No description was given of the second perpetrator.
Zimmer said after he drove by the house, the truck headed down Coxton Road, where it came up on another vehicle in a hurry. Arriving in Pittston, it turned left at the intersection, toward the Duryea and Old Forge area.
Zimmer warned the residents not to approach the vehicle or its occupants if they spot it, but to attempt to obtain the licence plate number and report it to the police.
In other business:
• Robert and Roseanne Conner, new residents in the township, inquired about cleaning up the logs across Gardner Creek.
“I’ve heard in the past there have been problems with it damming up and all of a sudden it let loose and we’ve got this wall of water coming down,” he said. “We don’t want that to happen.”

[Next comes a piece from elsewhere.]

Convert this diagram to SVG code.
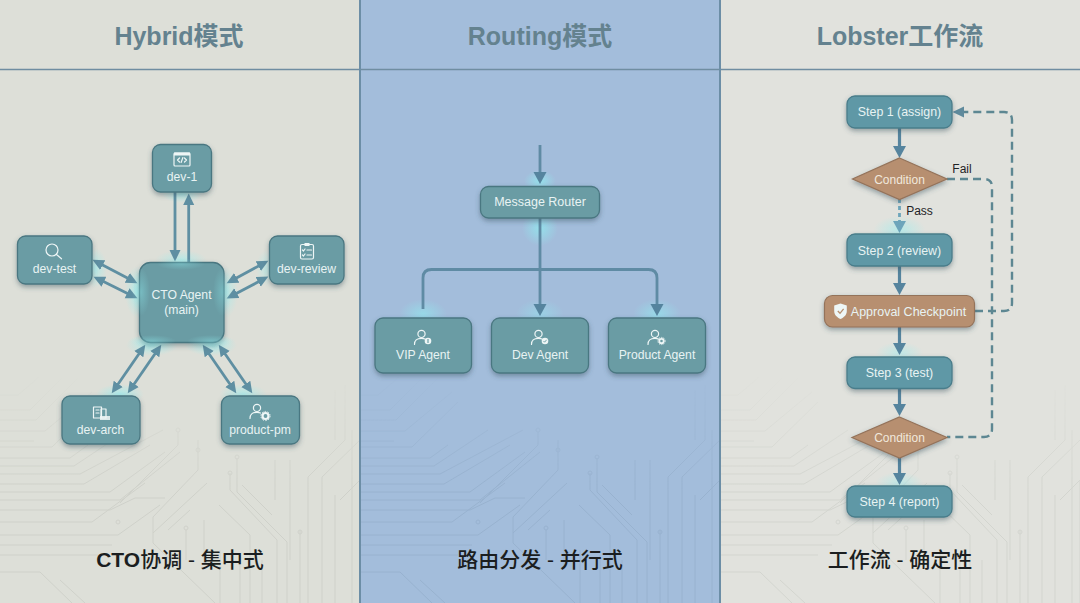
<svg xmlns="http://www.w3.org/2000/svg" xmlns:xlink="http://www.w3.org/1999/xlink" width="1080" height="603" viewBox="0 0 1080 603">
<style>
text{font-family:"Liberation Sans","Noto Sans CJK SC",sans-serif;text-anchor:middle;dominant-baseline:central}
.title{font-size:25px;font-weight:700;fill:#64828f}
.sub{font-size:21px;font-weight:700;fill:#1b1e20}
.sub tspan{font-weight:500}
.n{fill:#6a9ca4;stroke:#4a7781;stroke-width:1.3;filter:url(#sh)}
.s{fill:#5f98a6;stroke:#4a7d8b;stroke-width:1.3;filter:url(#sh)}
.b{fill:#b78f70;stroke:#94735a;stroke-width:1.2;filter:url(#sh)}
.t{font-size:12.2px;fill:#e8f3f3}
.t2{font-size:12.4px;fill:#e8f3f3}
.c{font-size:12px;fill:#f1e8dc}
.l{font-size:12px;fill:#1f2326}
.ic{fill:none;stroke:#eef6f6;stroke-width:1.2;stroke-linecap:round;stroke-linejoin:round}
.if{fill:#eef6f6;stroke:none}
.a1{fill:none;stroke:#5f8fa2;stroke-width:2.8;marker-start:url(#h1);marker-end:url(#h1)}
.a2{fill:none;stroke:#5f8fa2;stroke-width:2.8;marker-end:url(#h1)}
.a3{fill:none;stroke:#55849e;stroke-width:3.2;marker-end:url(#h4)}
.a4{fill:none;stroke:#5f8ba4;stroke-width:2.8;marker-end:url(#h4)}
.d{fill:none;stroke:#5d8792;stroke-width:2.4;stroke-dasharray:8 5}
.tr path{fill:none}
.tr circle{fill:none}
</style>
<defs>
<marker id="h1" markerUnits="userSpaceOnUse" markerWidth="13" markerHeight="13" refX="5" refY="6" orient="auto-start-reverse"><path d="M0 0.5L11.500 6L0 11.500z" fill="#5f8fa2"/></marker>
<marker id="h4" markerUnits="userSpaceOnUse" markerWidth="15" markerHeight="15" refX="5" refY="7" orient="auto"><path d="M0 0.500L12 7L0 13.500z" fill="#55849e"/></marker>
<marker id="h2" markerUnits="userSpaceOnUse" markerWidth="13" markerHeight="13" refX="5" refY="6" orient="auto"><path d="M0 0.500L11.500 6L0 11.500z" fill="#5f8a9c"/></marker>
<marker id="h3" markerUnits="userSpaceOnUse" markerWidth="15" markerHeight="15" refX="5" refY="7" orient="auto"><path d="M0 0.500L12 7L0 13.500z" fill="#6da5bb"/></marker>
<radialGradient id="glow"><stop offset="0" stop-color="#8ef0f2" stop-opacity=".9"/><stop offset="1" stop-color="#8ef0f2" stop-opacity="0"/></radialGradient>
<filter id="sh" x="-20%" y="-20%" width="140%" height="150%"><feDropShadow dx="0" dy="2.500" stdDeviation="2.500" flood-color="#33505a" flood-opacity=".45"/></filter>
<clipPath id="cp"><rect width="360" height="603"/></clipPath>
<linearGradient id="fade" gradientUnits="userSpaceOnUse" x1="0" y1="375" x2="0" y2="490"><stop offset="0" stop-color="#fff" stop-opacity="0"/><stop offset="1" stop-color="#fff"/></linearGradient>
<mask id="mk" maskUnits="userSpaceOnUse" x="0" y="0" width="360" height="603"><rect width="360" height="603" fill="url(#fade)"/></mask>
<g id="traces" class="tr" clip-path="url(#cp)" mask="url(#mk)">
<path d="M0 395H18L45 372M0 410H30L62 378M0 420H36L78 378M0 431H45L92 392M0 441H34M0 447H52L98 402"/>
<path d="M0 458H70L88 445M0 466H74L128 430M0 474H80L163 430M0 484H84L150 445M0 492H110L165 452"/>
<path d="M0 500H120L180 452M0 510H110L135 498H165M0 522H92L145 483M0 535H118L160 505M0 545H112M0 555H98M0 572H40L72 603M60 580L85 603"/>
<path d="M178 432V445L120 503M198 440V470L153 517V543L215 603M153 533L207 483M168 530L190 510M186 530V560M204 520V565M220 550V603"/>
<path d="M230 473V490L277 540V603M237 458V492L287 542V603M242 485L272 515M219 505L250 535V603M240 555V603M262 560V603"/>
<path d="M275 460V500M290 460V560M300 530V603M308 477V603M322 477V603M322 477L360 440M308 477L345 440V385M335 390V440M340 500L360 480V603M335 495V603M352 430V603"/>
<circle cx="178" cy="430" r="2"/><circle cx="198" cy="450" r="2"/><circle cx="118" cy="522" r="2"/><circle cx="186" cy="528" r="2"/><circle cx="237" cy="457" r="2"/><circle cx="230" cy="473" r="2"/><circle cx="300" cy="532" r="2"/>
</g>
<g id="person" class="ic"><circle cx="0" cy="-3.600" r="3.600"/><path d="M-7 7C-7 2-4 .8 0 .8C1.500 .8 2.600 1 3.500 1.500"/></g>
</defs>

<g id="background">
<rect width="360" height="603" fill="#dddfd8"/>
<rect x="360" width="360" height="603" fill="#a3bddb"/>
<rect x="720" width="360" height="603" fill="#e1e2dd"/>
<use href="#traces" stroke="#cfd1ca" stroke-width="1"/>
<use href="#traces" x="360" stroke="#98b2cf" stroke-width="1"/>
<use href="#traces" x="720" stroke="#d3d5cf" stroke-width="1"/>
<path d="M0 69.500H1080" stroke="#6f8da1" stroke-width="1.600"/>
<path d="M360 0V603M720 0V603" stroke="#6c8ea6" stroke-width="2"/>
</g>

<g id="headings">
<text class="title" x="179" y="36">Hybrid模式</text>
<text class="title" x="540" y="36">Routing模式</text>
<text class="title" x="900" y="36">Lobster工作流</text>
<text class="sub" x="180" y="559">CTO<tspan>协调 - 集中式</tspan></text>
<text class="sub" x="540" y="559"><tspan>路由分发 - 并行式</tspan></text>
<text class="sub" x="900" y="559"><tspan>工作流 - 确定性</tspan></text>
</g>

<g id="glows">
<ellipse cx="182" cy="194" rx="20" ry="9" fill="url(#glow)" opacity=".6"/>
<ellipse cx="95" cy="268" rx="12" ry="20" fill="url(#glow)" opacity=".6"/>
<ellipse cx="266" cy="268" rx="10" ry="18" fill="url(#glow)" opacity=".4"/>
<ellipse cx="120" cy="394" rx="24" ry="10" fill="url(#glow)" opacity=".7"/>
<ellipse cx="243" cy="394" rx="24" ry="10" fill="url(#glow)" opacity=".6"/>
<ellipse cx="181" cy="260" rx="26" ry="10" fill="url(#glow)" opacity=".55"/>
<ellipse cx="137" cy="292" rx="12" ry="26" fill="url(#glow)" opacity=".65"/>
<ellipse cx="226" cy="292" rx="12" ry="26" fill="url(#glow)" opacity=".55"/>
<ellipse cx="152" cy="345" rx="26" ry="11" fill="url(#glow)" opacity=".7"/>
<ellipse cx="211" cy="345" rx="26" ry="11" fill="url(#glow)" opacity=".7"/>
<ellipse cx="540" cy="181" rx="16" ry="11" fill="url(#glow)" opacity=".75"/>
<ellipse cx="540" cy="228" rx="18" ry="18" fill="url(#glow)" opacity=".75"/>
<ellipse cx="423" cy="314" rx="24" ry="15" fill="url(#glow)" opacity=".6"/>
<ellipse cx="540" cy="314" rx="24" ry="15" fill="url(#glow)" opacity=".45"/>
<ellipse cx="657" cy="314" rx="24" ry="15" fill="url(#glow)" opacity=".6"/>
<ellipse cx="899.500" cy="230" rx="26" ry="14" fill="url(#glow)" opacity=".55"/>
<ellipse cx="899.500" cy="353" rx="24" ry="11" fill="url(#glow)" opacity=".45"/>
<ellipse cx="899.500" cy="483" rx="24" ry="11" fill="url(#glow)" opacity=".45"/>
</g>

<g id="connectors">
<path class="a2" d="M175 192V255"/>
<path class="a2" d="M188.700 262V200"/>
<path class="a1" d="M98.300 262.800L131.700 280.200"/>
<path class="a1" d="M99.400 279.600L131.600 295.400"/>
<path class="a1" d="M262.700 263.800L232.300 280.200"/>
<path class="a1" d="M262.600 279.600L232.400 295.400"/>
<path class="a1" d="M141.600 350L115.400 388"/>
<path class="a1" d="M157.600 350L131.400 388"/>
<path class="a1" d="M206.400 350L232.600 388"/>
<path class="a1" d="M222.400 350L248.600 388"/>
<path class="a4" d="M540 145V177"/>
<path class="a4" d="M540 218V309"/>
<path class="a4" d="M423 309V278Q423 269.500 431.500 269.500H648.500Q657 269.500 657 278V309"/>
<path class="a3" d="M899.500 128V151"/>
<path d="M899.500 199V226" fill="none" stroke="#6da5bb" stroke-width="2.800" stroke-dasharray="4 3" marker-end="url(#h3)"/>
<path class="a3" d="M899.500 266V288"/>
<path class="a3" d="M899.500 327V348"/>
<path class="a3" d="M899.500 388V409"/>
<path class="a3" d="M899.500 458V478"/>
<path class="d" d="M947 179H984Q992 179 992 187V429Q992 437 984 437H947"/>
<path class="d" d="M975 311H1004Q1012 311 1012 303V120Q1012 112 1004 112H959" marker-end="url(#h2)"/>
</g>

<g id="dev-1"><rect class="n" x="152.500" y="144.500" width="59" height="47.500" rx="8"/>
<rect class="ic" x="174" y="153" width="16" height="13" rx="1"/><rect class="if" x="174" y="152.500" width="16" height="3"/><path class="ic" stroke-width=".9" d="M179.500 158L177.500 160L179.500 162M184.500 158L186.500 160L184.500 162M182.900 157.500L181.100 162.500"/>
<text class="t" x="182" y="177">dev-1</text></g>

<g id="dev-test"><rect class="n" x="17.500" y="236" width="74.500" height="48" rx="8"/>
<circle class="ic" cx="52" cy="250" r="6"/><path class="ic" stroke-width="1.700" d="M56.500 254.500L61.500 258.800"/>
<text class="t" x="54.500" y="269">dev-test</text></g>

<g id="dev-review"><rect class="n" x="269.500" y="236" width="74.500" height="48" rx="8"/>
<rect class="ic" x="300.500" y="244.500" width="13" height="14.500" rx="1.500"/><rect class="if" x="304.500" y="243" width="5" height="3"/><path class="ic" stroke-width=".9" d="M302.500 250L303.500 251L305 249M307 250H311.500M302.500 255L303.500 256L305 254M307 255H311.500"/>
<text class="t" x="306.500" y="269">dev-review</text></g>

<g id="cto-agent"><rect class="n" x="139.500" y="262.500" width="84.500" height="80" rx="11"/>
<ellipse cx="181" cy="264" rx="24" ry="6" fill="url(#glow)" opacity=".35"/><ellipse cx="141" cy="292" rx="9" ry="24" fill="url(#glow)" opacity=".4"/><ellipse cx="222" cy="292" rx="9" ry="24" fill="url(#glow)" opacity=".35"/><ellipse cx="152" cy="341" rx="24" ry="6" fill="url(#glow)" opacity=".4"/><ellipse cx="211" cy="341" rx="24" ry="6" fill="url(#glow)" opacity=".4"/>
<text class="t" x="181.500" y="295">CTO Agent</text><text class="t" x="181.500" y="310">(main)</text></g>

<g id="dev-arch"><rect class="n" x="62" y="396" width="78" height="48" rx="8"/>
<rect class="ic" x="93.500" y="407" width="8" height="11" stroke-width="1"/><rect class="ic" x="101" y="409" width="5" height="9" stroke-width="1"/><rect class="if" x="100" y="416" width="10" height="4" opacity=".85"/><path class="ic" stroke-width=".9" d="M96 410H99M96 413H99"/>
<text class="t" x="100.500" y="430">dev-arch</text></g>

<g id="product-pm"><rect class="n" x="221.500" y="396" width="78" height="48" rx="8"/>
<use href="#person" x="257" y="411.500"/><circle cx="265.500" cy="416" r="3" fill="none" stroke="#eef6f6" stroke-width="2.200"/><circle cx="265.500" cy="416" r="4.600" fill="none" stroke="#eef6f6" stroke-width="1" stroke-dasharray="1.500 1.400"/>
<text class="t" x="260" y="430">product-pm</text></g>

<g id="message-router"><rect class="n" x="480.500" y="186.500" width="119" height="31.500" rx="8"/>
<text class="t" style="font-size:12.500px" x="540" y="202">Message Router</text></g>

<g id="vip-agent"><rect class="n" x="375" y="318" width="96.500" height="55" rx="8"/>
<use href="#person" x="421.500" y="337.500"/><circle class="if" cx="428" cy="341" r="3.300"/><rect x="427.400" y="339" width="1.200" height="4" fill="#6b9ea6"/>
<text class="t" x="423" y="355">VIP Agent</text></g>

<g id="dev-agent"><rect class="n" x="491.500" y="318" width="97" height="55" rx="8"/>
<use href="#person" x="538.500" y="337.500"/><circle class="if" cx="545" cy="341" r="3.300"/><path d="M543.500 341L544.600 342.200L546.600 339.800" fill="none" stroke="#6b9ea6" stroke-width=".9"/>
<text class="t" x="540" y="355">Dev Agent</text></g>

<g id="product-agent"><rect class="n" x="608.500" y="318" width="97" height="55" rx="8"/>
<use href="#person" x="655" y="337.500"/><circle cx="661.500" cy="341" r="2.200" fill="none" stroke="#eef6f6" stroke-width="1.800"/><circle cx="661.500" cy="341" r="3.600" fill="none" stroke="#eef6f6" stroke-width="1" stroke-dasharray="1.300 1"/>
<text class="t" x="657" y="355">Product Agent</text></g>

<g id="step-1"><rect class="s" x="847" y="96" width="105" height="32" rx="8"/><text class="t2" x="899.500" y="112">Step 1 (assign)</text></g>
<g id="condition-1"><path class="b" d="M899.500 158L947 179L899.500 199.500L852.500 179z"/><text class="c" x="899.500" y="179.500">Condition</text></g>
<g id="step-2"><rect class="s" x="847" y="234" width="105" height="32" rx="8"/><text class="t2" x="899.500" y="250.500">Step 2 (review)</text></g>
<g id="approval"><rect class="b" x="824.500" y="295.500" width="150" height="31.500" rx="8"/>
<path class="if" d="M840.500 303.500L846.800 305.500V311C846.800 315 843.800 317.500 840.500 319C837.200 317.500 834.200 315 834.200 311V305.500z"/><path d="M837.800 311L840 313.300L843.600 308.800" fill="none" stroke="#b78f70" stroke-width="1.300"/>
<text class="t" style="font-size:12.500px" x="908.500" y="311.500">Approval Checkpoint</text></g>
<g id="step-3"><rect class="s" x="847" y="357" width="105" height="31.500" rx="8"/><text class="t2" x="899.500" y="372.500">Step 3 (test)</text></g>
<g id="condition-2"><path class="b" d="M899.500 417L947 437.500L899.500 458L852 437.500z"/><text class="c" x="899.500" y="437.500">Condition</text></g>
<g id="step-4"><rect class="s" x="847" y="486" width="105" height="31" rx="8"/><text class="t2" x="899.500" y="501.500">Step 4 (report)</text></g>

<g id="labels">
<text class="l" x="962" y="168.500">Fail</text>
<text class="l" x="919.500" y="211">Pass</text>
</g>
</svg>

He said he is willing to do his part to help out, but understands he can’t go on other people’s property.
Bird said the township has been aware of the problem for many years, but restrictions from the Department of Environmental Protection (DEP) prevent the municipality from being able to do anything about it.
• It was noted the municipality received its procurement cards for township employees from PLGIT, a municipal government bank.
Township secretary JoAnn Pane explained the purpose of these cards is to replace the township’s single credit card.
• The township recently purchased four 12-month CDs through PLGIT from the liquid fuels account.
• Bird gave the road report, stating the township is looking for volunteers to help with a cleanup on Snake Road, where numerous tires, old televisions and other garbage is scattered. He said illegal dumping is a major problem in the municipality.
• Newton Ransom Volunteer Fire Company Chief Jeff LaCoe reminded residents to call the Lackawanna County Communications Center in advance if they plan to conduct a burn.
• The township office will be closed April 18-20.
• The next regular township board of supervisors meeting is scheduled for 6 p.m. Monday, May 2.